The menu promised beef, shrimp, tilapia and scallops on the skewers of the pinchos. Although everything was nicely grilled and seasoned, there was only one shrimp, one piece of tilapia and one scallop. The fried-potato cubes served with it were a nice complement.

The gambas al ajillo is a dish that should sing with the flavors of garlic and butter, but the shrimp was bland. The fettuccini was in reality linguini, and it was overcooked.

The skin on the pollo al spiedo was truly crispy and full of all manner of seasonings. But most of the breast (with the quarter, you have a choice of white or dark meat) skin was missing.
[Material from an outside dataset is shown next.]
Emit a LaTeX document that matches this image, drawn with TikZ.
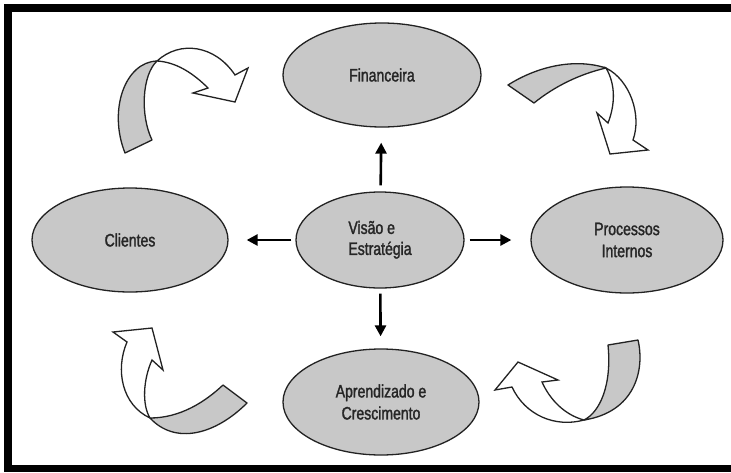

Who knows what happened to it? We opted for sweet potato fries ($1) instead of the regular fries. They were enjoyable. There was also a duo of creamy sauces: a yellow pepper sauce and a cilantro sauce, both nicely presented and quite tasty.

The pisco sour fell short. But perhaps that was because although there is a bar, there is no bartender. The servers have to make the drinks.

For dessert, the picarones ($5) were heavenly. They were described as butter-squash and sweet-potato beignets and were served with a house-made syrup. They were hot out of the fryer and light and airy. But as for the flavors of butter squash and sweet potato, well, they just weren't there. The Napoleons, or mil hojas, ($5) had flaky layers of crisp dough. They were tasty, but could have used more of the caramel filling.

Tapas Fusion is one of those places I really wanted to like. But a lack of focus makes that hard to do.